There was the local team, the Koprol team, the users, Sunnyvale and the world all watching and everyone wanting a piece. Yahoo wanted to learn from the team, the world wanted to interview them, the users wanted a growing product and the Koprol team wanted to try and please everyone – there was no easy way to do this but my full time gig become trying to make all this happen. I am sure I failed – but I learned a lot along the way and I think everyone else did to.
Decisions were quickly being made – the product would be called Yahoo Koprol, the product would keep the multi login system although would need to make the Yahoo stuff the real login and we would start throwing some marketing dollars at promoting the product in Indonesia. In theory this was all good but there can be too much of a good thing since the product was still really new. The idea of marketing a hong product might make some sense but the offer on the table was to do a TV commercial for Indonesia. At first reaction one thinks hell yeah – let’s do that but then reality sets in and one realizes that the product may just not be ready for something like a TVC. Here is another decision that needed to be made in that we wanted the marketing help but we honestly wanted it to come later however the TVC budget was there and needing to be used ASAP. Looking back I think we should not have done the TVC since it made us put off some product evolutions to prep for the TVC and we were forced to make some decisions around the features or the marketable features so that the TVC would have the message Yahoo wanted for the region.
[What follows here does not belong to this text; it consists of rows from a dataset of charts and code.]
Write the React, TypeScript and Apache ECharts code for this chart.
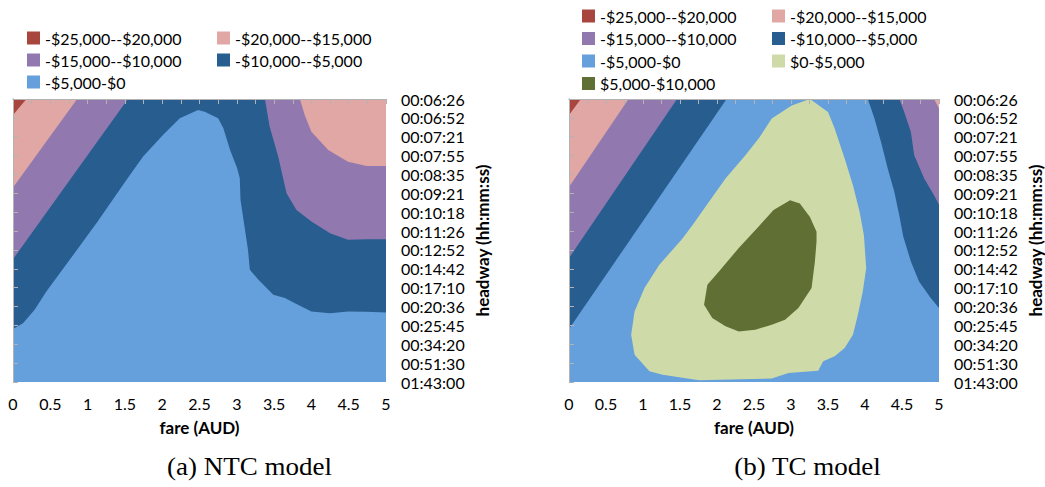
import { useEffect, useRef } from "react";
import * as echarts from "echarts";

// Headway levels shown on the vertical axis (index 0 at the top)
const headwayLabels = [
  "00:06:26", "00:06:52", "00:07:21", "00:07:55", "00:08:35", "00:09:21",
  "00:10:18", "00:11:26", "00:12:52", "00:14:42", "00:17:10", "00:20:36",
  "00:25:45", "00:34:20", "00:51:30", "01:43:00",
];

// Profit bands
const levelNames = [
  "-$25,000--$20,000",
  "-$20,000--$15,000",
  "-$15,000--$10,000",
  "-$10,000--$5,000",
  "-$5,000-$0",
  "$0-$5,000",
  "$5,000-$10,000",
];
const levelColors = ["#A8453F", "#E0A7A4", "#9179B0", "#275D8F", "#65A0DC", "#CEDBA9", "#607034"];

// Whole fare x headway domain: [fare, headway index]
const fullDomain = [[0, 0], [5, 0], [5, 15], [0, 15]];

// ---- NTC model: contour regions, [fare (AUD), headway index] ----
const ntcRed = [[0, 0], [0.18, 0], [0, 0.85]];
const ntcPinkLeft = [[0, 0], [0.86, 0], [0, 4.69]];
const ntcPurpleLeft = [[0, 0], [1.54, 0], [0, 8.49]];
// -$5,000 contour, from the left edge over the ridge to the right edge
const ntcMinus5k = [
  [0, 12.19], [0.134, 11.88], [0.29, 11.17], [0.447, 10.2], [0.76, 8.52],
  [1.118, 6.58], [1.52, 4.29], [1.744, 3.05], [2.01, 1.91], [2.236, 1.02],
  [2.48, 0.58], [2.57, 0.67], [2.75, 1.02], [2.82, 1.55], [2.91, 2.7],
  [3.005, 3.67], [3.04, 4.2], [3.05, 5.35], [3.11, 6.93], [3.15, 7.99],
  [3.175, 9.05], [3.29, 9.58], [3.49, 10.38], [3.645, 10.55], [3.78, 10.82],
  [4.0, 11.26], [4.25, 11.35], [4.49, 11.26], [4.74, 11.28], [5, 11.31],
];
// -$10,000 contour on the high-fare side
const ntcMinus10kRight = [
  [3.377, 0], [3.44, 1.46], [3.555, 3.05], [3.667, 4.99], [3.8, 5.88],
  [4.0, 6.49], [4.25, 7.11], [4.49, 7.46], [4.74, 7.43], [5, 7.43],
];
// -$15,000 contour on the high-fare side
const ntcMinus15kRight = [
  [3.846, 0], [3.91, 0.85], [4.0, 1.73], [4.226, 2.7], [4.49, 3.32],
  [4.74, 3.55], [5, 3.55],
];

// ---- TC model: contour regions ----
const tcRed = [[0, 0], [0.16, 0], [0, 0.85]];
const tcPinkLeft = [[0, 0], [0.805, 0], [0, 4.66]];
const tcPurpleLeft = [[0, 0], [1.46, 0], [0, 8.43]];
const tcDarkBlueLeft = [[0, 0], [2.13, 0], [0, 12.19]];
// $0 contour (closed loop)
const tcZero = [
  [3.256, 0], [3.5, 0.69], [3.59, 1.57], [3.725, 3.16], [3.837, 4.57],
  [3.927, 5.98], [3.985, 7.22], [4.016, 8.96], [3.97, 10.2], [3.904, 11.43],
  [3.837, 12.49], [3.725, 13.2], [3.59, 13.64], [3.435, 13.9], [3.367, 14.4],
  [2.965, 14.52], [2.74, 14.82], [2.473, 14.84], [1.758, 14.91], [1.266, 14.61],
  [1.087, 14.43], [0.886, 13.55], [0.84, 12.49], [0.886, 11.26], [1.02, 10.02],
  [1.221, 8.79], [1.534, 7.39], [1.668, 6.69], [1.892, 5.45], [2.115, 4.22],
  [2.384, 2.98], [2.563, 2.1], [2.74, 1.04], [3.01, 0.34],
];
// $5,000 contour (closed loop)
const tcPlus5k = [
  [2.987, 5.36], [3.12, 5.54], [3.256, 6.25], [3.345, 7.04], [3.345, 7.57],
  [3.323, 8.61], [3.278, 10.02], [3.1, 11.08], [2.92, 11.7], [2.74, 11.96],
  [2.518, 12.23], [2.294, 12.32], [2.115, 12.05], [1.936, 11.61], [1.825, 10.9],
  [1.87, 9.85], [2.026, 9.14], [2.294, 7.9], [2.563, 6.76], [2.764, 5.88],
];
// -$5,000 contour on the high-fare side
const tcMinus5kRight = [
  [4.038, 0], [4.128, 1.04], [4.217, 2.28], [4.307, 3.69], [4.396, 4.92],
  [4.463, 6.16], [4.517, 7.29], [4.62, 8.61], [4.73, 9.67], [4.888, 10.55],
  [5, 11.08],
];
// -$10,000 contour on the high-fare side
const tcMinus10kRight = [
  [4.463, 0], [4.53, 0.69], [4.62, 1.75], [4.665, 2.98], [4.8, 4.22],
  [4.933, 5.1], [5, 5.6],
];
// -$15,000 contour on the high-fare side
const tcMinus15kRight = [[4.933, 0], [5, 0.51]];

const topRight = [5, 0];

type Pt = number[];

function region(level: number, pts: Pt[], panel: number) {
  return {
    type: "custom",
    name: levelNames[level],
    xAxisIndex: panel,
    yAxisIndex: panel,
    coordinateSystem: "cartesian2d",
    itemStyle: { color: levelColors[level] },
    encode: { x: 0, y: 1 },
    data: pts,
    silent: true,
    renderItem: (params: any, api: any) => {
      if (params.dataIndexInside !== 0) return null;
      return {
        type: "polygon",
        shape: { points: pts.map((p) => api.coord(p)) },
        style: { fill: levelColors[level], stroke: null },
      };
    },
  };
}

const series: any[] = [
  // NTC panel, painted from the lowest band upward
  region(4, fullDomain, 0),
  region(3, [...ntcMinus5k, topRight, [0, 0]], 0),
  region(2, ntcPurpleLeft, 0),
  region(2, [...ntcMinus10kRight, topRight], 0),
  region(1, ntcPinkLeft, 0),
  region(1, [...ntcMinus15kRight, topRight], 0),
  region(0, ntcRed, 0),
  // TC panel
  region(4, fullDomain, 1),
  region(5, tcZero, 1),
  region(6, tcPlus5k, 1),
  region(3, tcDarkBlueLeft, 1),
  region(3, [...tcMinus5kRight, topRight], 1),
  region(2, tcPurpleLeft, 1),
  region(2, [...tcMinus10kRight, topRight], 1),
  region(1, tcPinkLeft, 1),
  region(1, [...tcMinus15kRight, topRight], 1),
  region(0, tcRed, 1),
];

const FONT = "Lato";
const AXIS_GREY = "#B3B3B3";

function fareAxis(grid: number) {
  return {
    type: "value",
    gridIndex: grid,
    position: "bottom",
    min: 0,
    max: 5,
    interval: 0.25,
    z: 10,
    axisLine: { show: true, lineStyle: { color: AXIS_GREY, width: 1 } },
    axisTick: { show: true, length: 5, lineStyle: { color: AXIS_GREY } },
    splitLine: { show: false },
    axisLabel: {
      margin: 13,
      color: "#000",
      fontFamily: FONT,
      fontSize: 16,
      formatter: (v: number) => (Math.abs(v * 2 - Math.round(v * 2)) < 1e-6 ? String(v) : ""),
    },
    name: "fare (AUD)",
    nameLocation: "middle",
    nameGap: 37,
    nameTextStyle: { color: "#000", fontFamily: FONT, fontSize: 17, fontWeight: "bold" },
  };
}

function headwayAxis(grid: number) {
  return {
    type: "value",
    gridIndex: grid,
    position: "right",
    inverse: true,
    min: 0,
    max: 15,
    interval: 1,
    z: 10,
    axisLine: { show: true, lineStyle: { color: AXIS_GREY, width: 1 } },
    axisTick: { show: true, length: 5, lineStyle: { color: AXIS_GREY } },
    splitLine: { show: false },
    axisLabel: {
      margin: 15,
      color: "#000",
      fontFamily: FONT,
      fontSize: 16,
      formatter: (v: number) => headwayLabels[Math.round(v)] ?? "",
    },
    name: "headway (hh:mm:ss)",
    nameLocation: "middle",
    nameRotate: 90,
    nameGap: 88,
    nameTextStyle: { color: "#000", fontFamily: FONT, fontSize: 17, fontWeight: "bold" },
  };
}

function frameX(grid: number) {
  return {
    type: "value", gridIndex: grid, position: "top", min: 0, max: 5, z: 10,
    axisLine: { show: true, onZero: false, lineStyle: { color: AXIS_GREY, width: 1 } },
    axisTick: { show: false }, axisLabel: { show: false }, splitLine: { show: false },
  };
}

function frameY(grid: number) {
  return {
    type: "value", gridIndex: grid, position: "left", min: 0, max: 15, z: 10,
    axisLine: { show: true, onZero: false, lineStyle: { color: AXIS_GREY, width: 1 } },
    axisTick: { show: false }, axisLabel: { show: false }, splitLine: { show: false },
  };
}

function legendColumn(left: number, top: number, gap: number, names: string[]) {
  return {
    orient: "vertical",
    left,
    top,
    padding: 0,
    itemGap: gap,
    itemWidth: 13,
    itemHeight: 13,
    icon: "rect",
    selectedMode: false,
    data: names,
    textStyle: { color: "#000", fontFamily: FONT, fontSize: 16, lineHeight: 16 },
  };
}

export default function App() {
  const ref = useRef<HTMLDivElement>(null);

  useEffect(() => {
    if (!ref.current) return;
    const chart = echarts.init(ref.current, null, { renderer: "svg" });
    chart.setOption({
      animation: false,
      grid: [
        { left: 13, top: 99, width: 373, height: 283 },
        { left: 569, top: 99, width: 373, height: 283 },
      ],
      xAxis: [fareAxis(0), fareAxis(1), frameX(0), frameX(1)],
      yAxis: [headwayAxis(0), headwayAxis(1), frameY(0), frameY(1)],
      legend: [
        legendColumn(27, 30, 6, [levelNames[0], levelNames[2], levelNames[4]]),
        legendColumn(217, 30, 6, [levelNames[1], levelNames[3]]),
        legendColumn(582, 8, 6.5, [levelNames[0], levelNames[2], levelNames[4], levelNames[6]]),
        legendColumn(772, 8, 6.5, [levelNames[1], levelNames[3], levelNames[5]]),
      ],
      graphic: [
        {
          type: "text",
          x: 249.5,
          y: 467,
          scaleX: 1.08,
          style: {
            text: "(a) NTC model",
            fill: "#000",
            font: "25px 'Liberation Serif'",
            textAlign: "center",
            textVerticalAlign: "middle",
          },
        },
        {
          type: "text",
          x: 807.5,
          y: 467,
          scaleX: 1.08,
          style: {
            text: "(b) TC model",
            fill: "#000",
            font: "25px 'Liberation Serif'",
            textAlign: "center",
            textVerticalAlign: "middle",
          },
        },
      ],
      series,
    });
    return () => chart.dispose();
  }, []);

  return (
    <div
      ref={ref}
      style={{ position: "fixed", left: 0, top: 0, width: 1045, height: 487, background: "#fff" }}
    />
  );
}
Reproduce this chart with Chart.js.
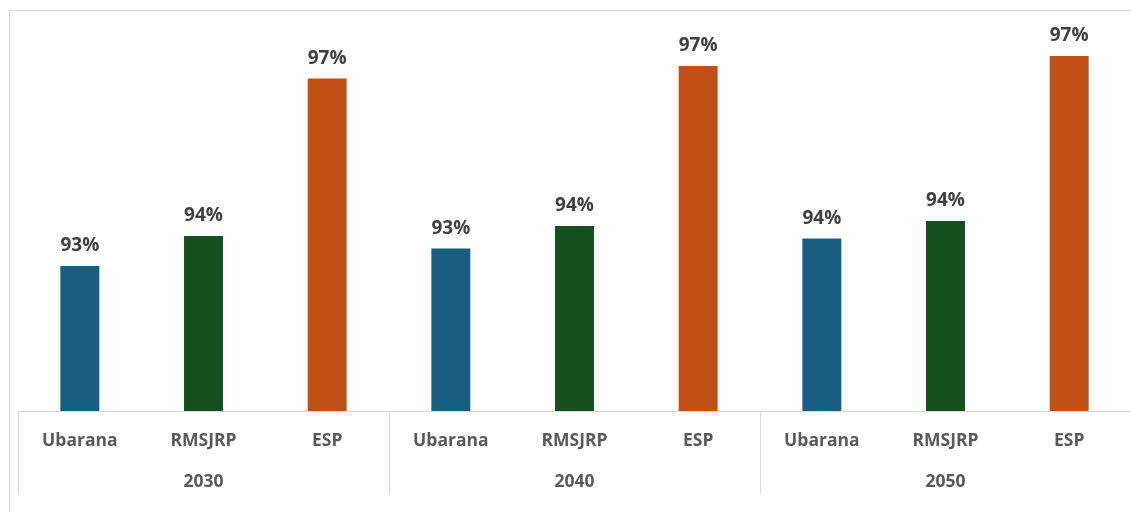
<!DOCTYPE html>
<html>
<head>
<meta charset="utf-8">
<script src="https://cdn.jsdelivr.net/npm/chart.js@4/dist/chart.umd.min.js"></script>
<style>
  html, body { margin: 0; padding: 0; background: #ffffff; overflow: hidden; }
  #wrap { position: relative; width: 1131px; height: 512px; overflow: hidden; }
  #frame { position: absolute; left: 9px; top: 10px; width: 1300px; height: 700px;
           border: 1px solid #d9d9d9; box-sizing: border-box; }
  #chart { position: absolute; left: 0; top: 0; }
</style>
</head>
<body>
<div id="wrap">
  <div id="frame"></div>
  <canvas id="chart" width="1131" height="512"></canvas>
</div>
<script>
// Sites and horizon years
const categories = ['Ubarana', 'RMSJRP', 'ESP'];
const years = ['2030', '2040', '2050'];

// Values (%) per site, one entry per year
const ubarana = [93.1, 93.45, 93.65];
const rmsjrp  = [93.7, 93.9, 94.0];
const esp     = [96.85, 97.1, 97.3];

const siteColors = ['#175e82', '#144f1e', '#c05016'];

// Flatten into one bar per (year, site)
const barLabels = [];
const barValues = [];
const barColors = [];
const bySite = [ubarana, rmsjrp, esp];
years.forEach((y, yi) => {
  categories.forEach((c, ci) => {
    barLabels.push(c);
    barValues.push(bySite[ci][yi]);
    barColors.push(siteColors[ci]);
  });
});

const FONT = "'Open Sans', 'Noto Sans', 'DejaVu Sans', sans-serif";
const GRID = '#d9d9d9';

// Value labels above each bar
const valueLabels = {
  id: 'valueLabels',
  afterDatasetsDraw(chart) {
    const ctx = chart.ctx;
    const meta = chart.getDatasetMeta(0);
    ctx.save();
    ctx.font = "bold 19px " + FONT;
    ctx.fillStyle = '#404040';
    ctx.textAlign = 'center';
    ctx.textBaseline = 'alphabetic';
    meta.data.forEach((bar, i) => {
      const v = chart.data.datasets[0].data[i];
      ctx.fillText(Math.round(v) + '%', bar.x, bar.y - 15);
    });
    ctx.restore();
  }
};

// Vertical separators between year groups, through both label rows
const groupDividers = {
  id: 'groupDividers',
  afterDraw(chart) {
    const xs = chart.scales.x;
    const x2 = chart.scales.x2;
    const half = (xs.getPixelForValue(1) - xs.getPixelForValue(0)) / 2;
    const ctx = chart.ctx;
    ctx.save();
    ctx.strokeStyle = GRID;
    ctx.lineWidth = 1;
    for (let g = 0; g <= years.length; g++) {
      const idx = Math.min(g * categories.length, barLabels.length - 1);
      const px = g * categories.length < barLabels.length
        ? xs.getPixelForValue(idx) - half
        : xs.getPixelForValue(idx) + half;
      const xx = Math.round(px) + 0.5;
      ctx.beginPath();
      ctx.moveTo(xx, chart.chartArea.bottom);
      ctx.lineTo(xx, x2.bottom);
      ctx.stroke();
    }
    ctx.restore();
  }
};

new Chart(document.getElementById('chart'), {
  type: 'bar',
  data: {
    labels: barLabels,
    datasets: [{
      data: barValues,
      backgroundColor: barColors,
      borderWidth: 0,
      barPercentage: 0.315,
      categoryPercentage: 1
    }]
  },
  options: {
    responsive: false,
    animation: false,
    layout: { padding: { top: 21, left: 18, right: 0, bottom: 18 } },
    plugins: { legend: { display: false }, tooltip: { enabled: false } },
    scales: {
      y: { display: false, min: 90.2, max: 98 },
      x: {
        position: 'bottom',
        weight: 0,
        grid: { display: false, drawTicks: false },
        border: { display: true, color: GRID, width: 1 },
        ticks: {
          color: '#595959',
          font: { family: FONT, weight: 'bold', size: 17.5 },
          padding: 20,
          maxRotation: 0,
          autoSkip: false
        },
        afterFit(s) { s.height = 52; }
      },
      x2: {
        type: 'category',
        labels: years,
        position: 'bottom',
        weight: 1,
        offset: true,
        grid: { display: false, drawTicks: false },
        border: { display: false },
        ticks: {
          color: '#595959',
          font: { family: FONT, weight: 'bold', size: 17.5 },
          padding: 9,
          maxRotation: 0,
          autoSkip: false
        },
        afterFit(s) { s.height = 31; }
      }
    }
  },
  plugins: [valueLabels, groupDividers]
});
</script>
</body>
</html>
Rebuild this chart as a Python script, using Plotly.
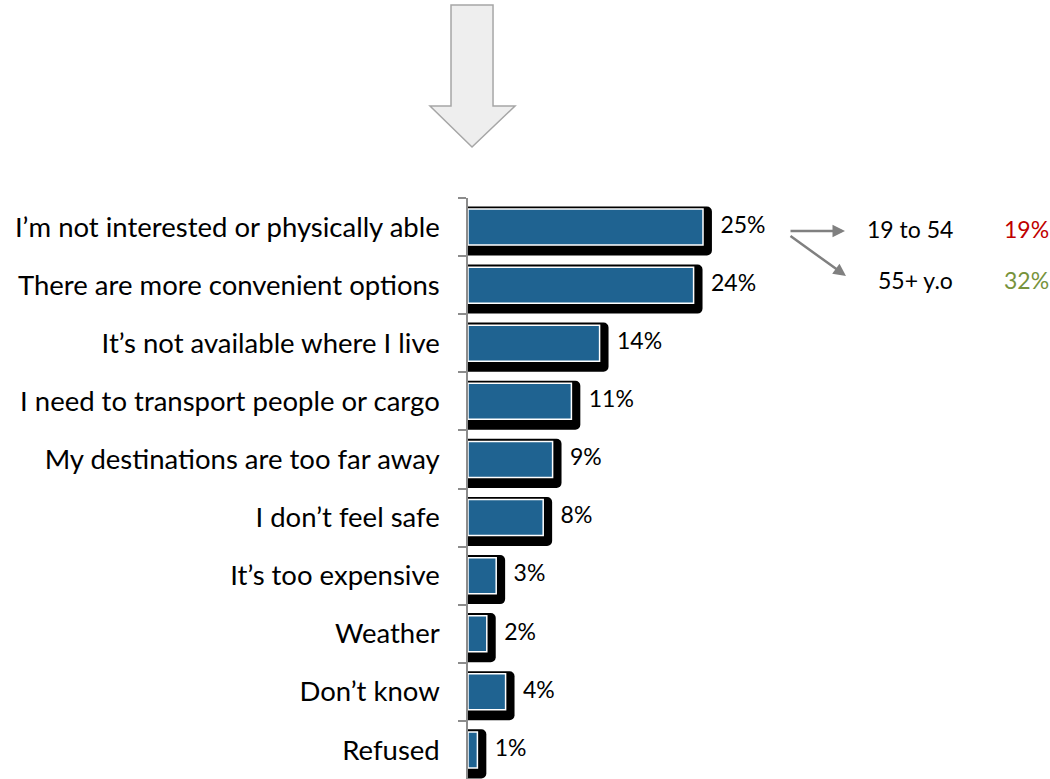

Essentially it meant accepting more compromises for what the team would be working on and how the product would be presented by Yahoo to the region. It was all too soon really since we wanted to experiment around product features and we wanted to grow it more organically or within the Yahoo ecosystem prior to doing any hardcore marketing. Yes – the TVC was well done and it made a huge difference in users but it was probably also the wrong kind of user and it meant Koprol was getting a huge amount of attention both within the company and around Indonesia. Other groups at Yahoo were slightly peeved at such a young product getting so much money since marketing money had to be shared around the region and the product was having to deal with rampant growth without the time to work on engagement and making it a better product. It was a mass tradeoff that in my mind wasn’t worth the hassles.
This began the journey for what ultimately started to cave the entire experiment – Koprol was now expected to be the hero product for the region with the idea that market it enough and it will be big rather than building the best product and figuring out how to make it something the region desires versus flogging it. This is actually a typically Yahoo dilemma since there are ways between marketing dollars, PR and the front page to unleash a firehose on something within or outside of Yahoo that will result in mass traffic but won’t king make something that is not ready or is not a good product. Koprol now had the firehose but it really needed more time to mature first.